I’m a huge fan of the way the House of Marley does business, minimizing its environmental impact by using recycled/recyclable and sustainable materials to build its products. The Positive Vibration XL over-ear headphones are a prime example: leveraging reclaimed aluminum, steel, and plastic to deliver good sound with hardware that won’t add to a landfill at the end of its useful life. You can read more about the materials used at House of Marley’s website.
The Positive Vibration XL are available in three color combos: all-black, blue and black, and copper and white, each of which costs $100. Okay, black-on-black isn’t really a combo unless you count the FSC-certified wood inserts in the cups with the House of Marley logo. Regardless of literary license, all three schemes are attractive and thoughtfully bling-free.
The packaging is also minimalist, with none of those peel-off plastic protective sheets that make me wonder about the sanity of the human race and doubt the ethics of corporations. Even the included audio cable and USB Type-A to Type-C charging cables are tied off with recyclable string. Sweet.
You’ll find multi-purpose controls on the right-hand ear cup: power/answer/play/pause, next/up, and previous/down. There’s also a tiny reset button, and a microphone that’s not mentioned in the accompanying documentation. The USB-C port and audio jack are on the left-hand cup.
House of Marley’s Positive Vibration XL headphones in blue.
The Positive Vibration XL feature Bluetooth 5.0, but not aptX or aptX HD, which would provide higher-resolution wireless streaming and provide low enough latency for TV use, assuming your TV supports it. Just an aside, some pricier TVs automatically compensate for Bluetooth lag.
Eco-friendly means nothing if a product doesn’t perform. The Positive Vibration XL are good, if not great-sounding headphones to my ears. At lower volumes, the listening experience was very good, but the mid-range became a bit crowded once I cranked things up a bit, making it a tiny bit harder to delineate instruments and adding a slight graininess to some material. I’m being extremely picky and a second listener noticed none of that.
The balance between bass, mid-range, and treble is otherwise largely spot on. That is, unless you’re looking for that little extra low-end bump that so many listeners like. The Positive Vibration XL are more accurate to the original mixes in their bass rendition, but if bump is your thing, it’s only there in the standard degree.
I found the Positive Vibration XL very comfortable to wear—more so than the recently reviewed, sonically superior (and somewhat more expensive) Cleer Enduro 100, if not quite on the level of Sony’s higher-end products.

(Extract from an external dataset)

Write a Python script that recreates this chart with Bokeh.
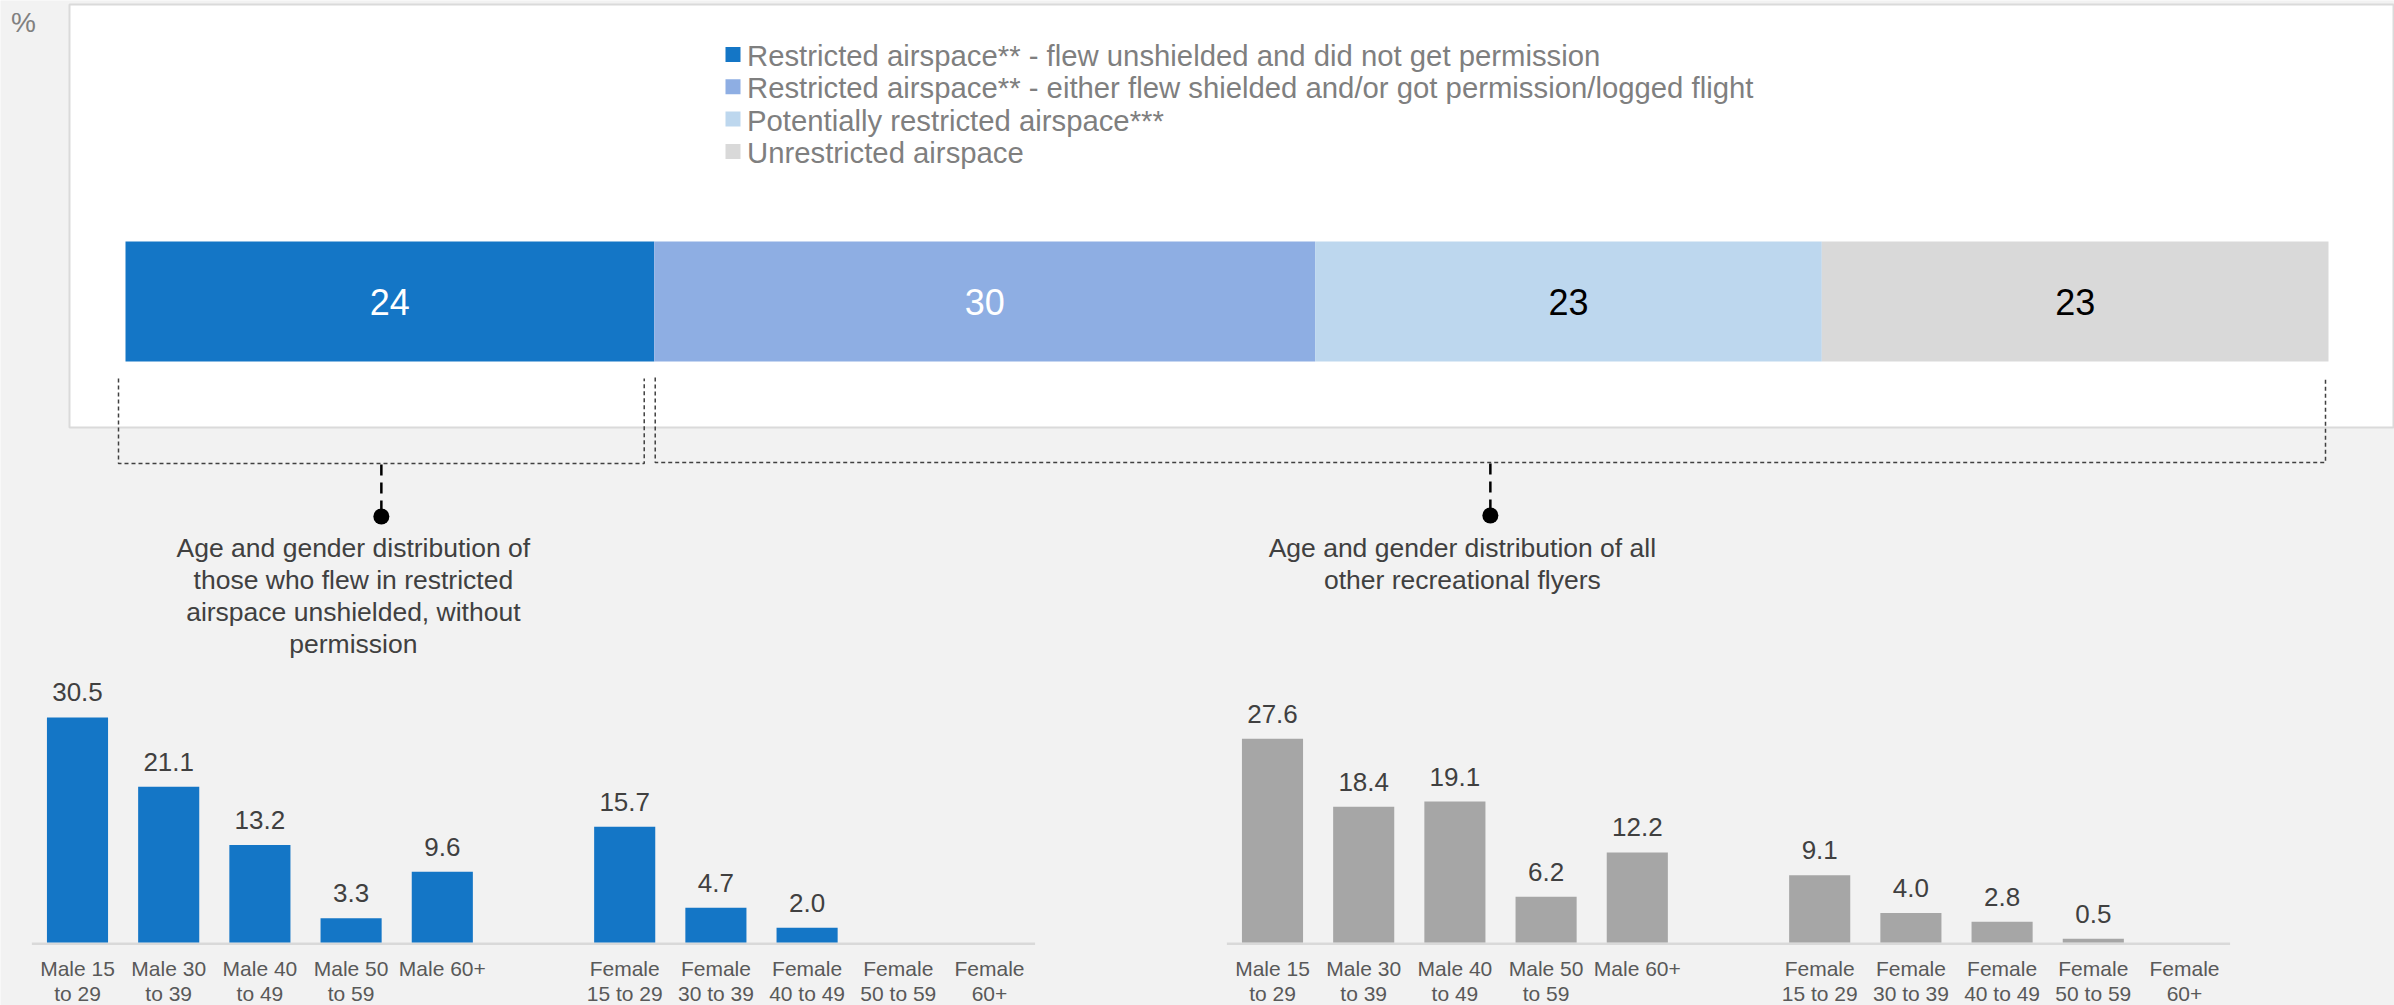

The Positive Vibration XL’s cup pads are deeper than those of the Enduro 100, and the extra padding inside the top of the band was most welcome. Put another way, the Positive Vibration XL rest on your head as easy as they do your conscience.
These are the black House of Marley’ Positive Vibration XL’s that I tested. They’re comfortable and sound good for the price.
Battery life was very good, somewhere in the neighborhood of the 24 hours that House of Marley claims on a full charge. And 10 minutes charging was good for nearly two hours of use; again, as claimed.
The Positive Vibration XL’s are very good headphones for the price; however, I wish House of Marley would step up their sonic game a notch to prove that environmentally friendly doesn’t mean sonically average. With that last 10 percent, I could trumpet these to more than the average listener.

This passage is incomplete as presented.